Experts fear a high-intensity quake can turn this quaint uphill town, known for attracting a steady stream of Tibet enthusiasts, Buddhist scholars, backpackers and even Hollywood stars, into a tomb of rubble as it falls in seismic zone V — suggesting severest seismic sensitivity.

“It was once a small village of shepherds. Now you can see a concrete jungle all over,” local resident Joginder Singh said.

He said much of the commercial activity around McLeodganj was a result of people cashing in on the tourism boom.

Joginder Singh is the caretaker of one of the oldest landmarks, Nowrojee and Sons General Store, which was set up in 1860 to take care of the daily requirements of the British officers and their families. It has maintained its original grand wooden structure.
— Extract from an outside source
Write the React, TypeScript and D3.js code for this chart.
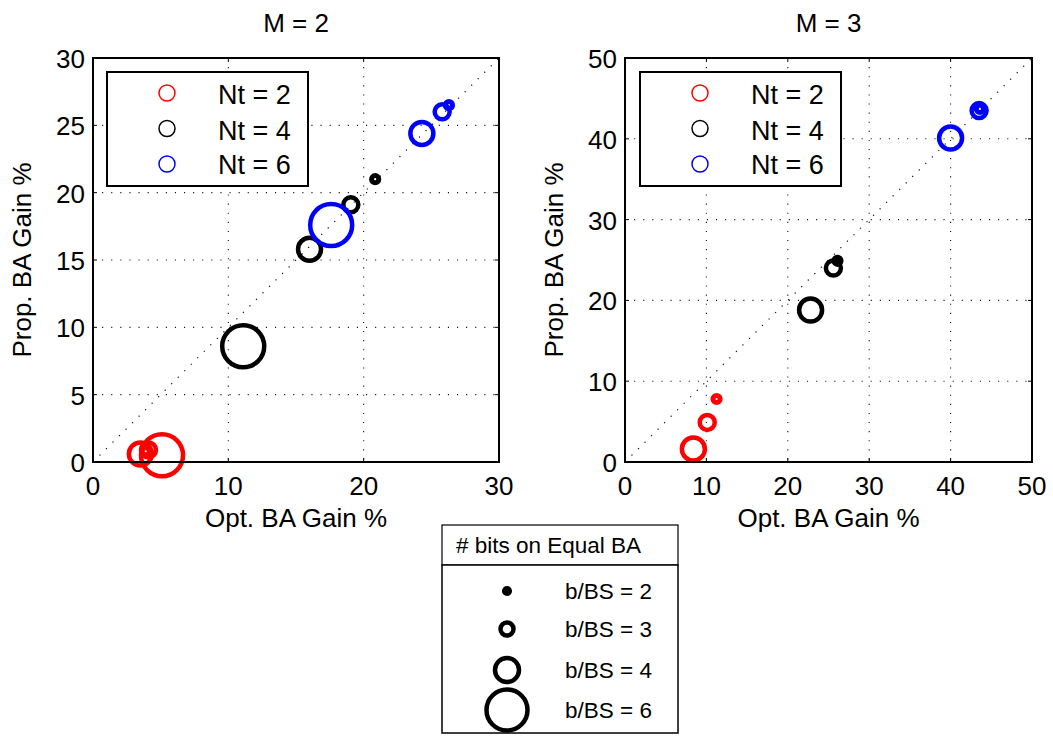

“Most buildings are clinging to one another. Even a moderate earthquake can be catastrophic for these buildings with no escape routes. They can collapse like a pack of cards,” tourist James McClarence from Britain said.

He said colonial British India existed now only in Kipling’s novels.

Old timers in McLeodganj, which remained almost uninhabited until the arrival of the Dalai Lama along with his followers in 1960, remember the town with much affection.

“McLeodganj has lost its British colonial charm of Gothic-style of architecture in buildings and letter boxes in cylindrical and pillar shapes,” said octogenarian Naresh Chauhan, who has lived here since his childhood.

Earlier, he said, most of the constructions were made of mud, adobe and random stones.

“Such structures are liable to suffer partial damage in the wake of quakes. Now most of them are concrete and may have ignored the traditional practices of seismic proofing such as dhajji and incorporation of wooden beams,” he added.

This town — the political, cultural and spiritual hub of the Tibetan diaspora — in Kangra district supports around 16,000 exiled Tibetans and an equal number of Indians.

A devastating earthquake in 1905 severely damaged property in the Kangra region, including St John’s Church here where many British officials were buried, and claimed over 20,000 lives.

Records of the field station of the Wadia Institute of Himalayan Geology, an autonomous research institute of the Indian government’s department of science and technology, at Naddi near here, show that several earthquakes have struck this region since 1905.

Prominent among these were the one on June 15, 1978, and another on April 26, 1986 — the first being of magnitude 5 and the other 5.7 on the richter scale.

“McLeodganj and its nearby villages fall in the highly-sliding zone. The construction of multistoried buildings is not advisable in this area,” an official of the Wadia Institute said.

A majority of the new structures infringe bylaws and building norms and have not even adhered to seismic norms, admitted the official.

“When the devastating quake occurred in 1905, there were hardly any multistoreyed structures in this region. If an earthquake with the similar magnitude reoccurs, there would be colossal loss to both life and property,” said Umaid Singh, a resident of Naddi who witnessed the 1986 quake.